Acting Attorney General Todd Blanche faces a proposed $1,000-a-day fine for refusing to comply with a federal judge’s order to release more Epstein files.
The motion, filed Monday by independent journalist Katie Phang’s legal team in Washington, asks U.S. District Judge Emmet Sullivan to hold Blanche in contempt — meaning the court would punish him for defying its order.
The filing lands two days before Blanche is set to appear before the Senate Judiciary Committee for his confirmation hearing as attorney general.
Sullivan ruled in June, as Politico reported, that Blanche had “conceded” he was violating the Epstein Files Transparency Act, a 2025 law Trump signed requiring the full public release of Justice Department files on convicted sex trafficker Jeffrey Epstein. Sullivan had ordered Blanche to unredact emails, release FBI interview notes, and publish a log explaining every redaction — and Blanche refused.
“The Attorney General refuses to review foreign-language documents,” the filing states. “He refuses to produce an explanation for his redactions.
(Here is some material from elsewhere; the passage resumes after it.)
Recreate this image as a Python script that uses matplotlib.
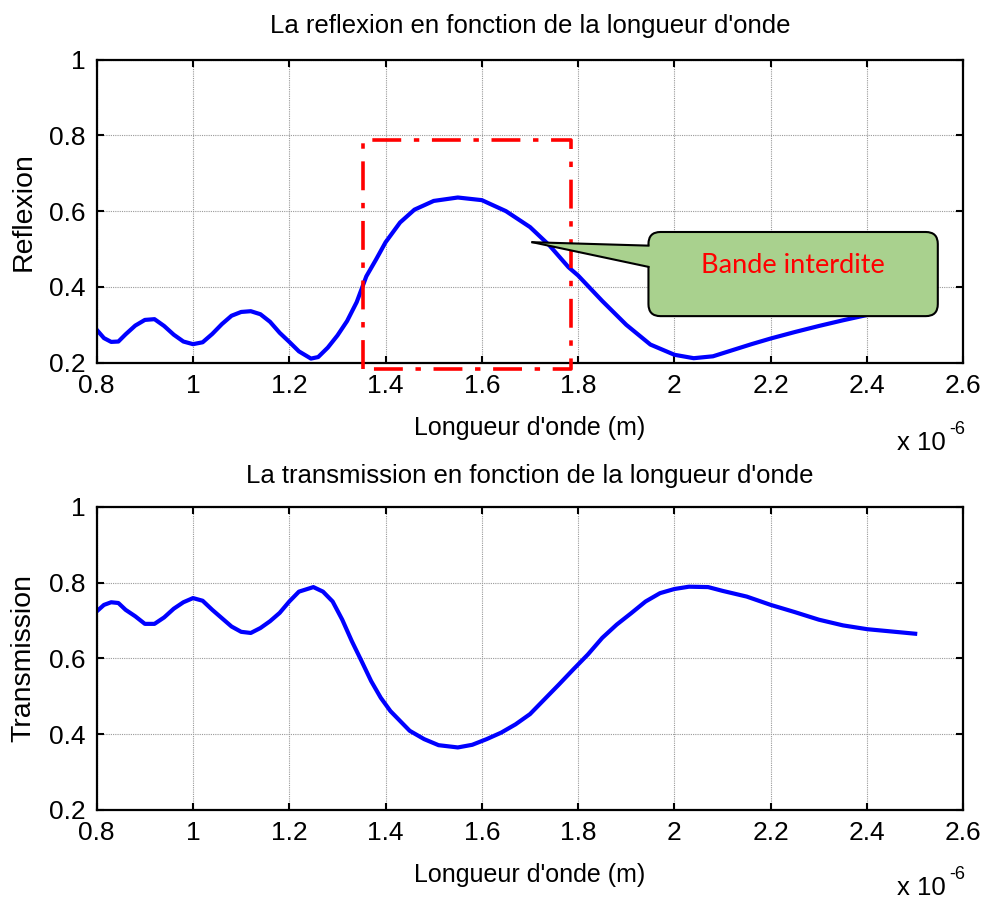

And he refuses to produce documents he concedes contain no victim information.”
According to the filing, when Sullivan ordered Blanche to begin reviewing foreign-language Epstein documents that the Justice Department had never reviewed at all, Blanche claimed he didn’t have to—arguing that because he had told Congress it was “impracticable” and Congress hadn’t complained, he was off the hook.
“This isn’t how the law — any law — works,” Phang’s attorneys fired back.
Phang’s filing argues Blanche told the court he had already satisfied the requirement for a redaction log — a public, document-by-document explanation for every blacked-out name or piece of information.
The court document also argues that Blanche had only sent Congress a vague summary, rather than what Congress required.
Phang’s claim notes that Blanche refused to release documents he concedes contain no victim information — including emails about a so-called “torture video.”
“The Acting Attorney General has not conceded anything,” a Department of Justice spokesperson told CBS News. “Judge Sullivan’s perverse interpretation appears to be focused on driving misleading headlines.”
Monday’s filing accuses Blanche of “brazenness” that “fits a pattern of dishonesty, delay, and obfuscation” and asks the court to fine him $1,000 a day until he fully complies.
Blanche’s Senate confirmation hearing is scheduled to begin Wednesday.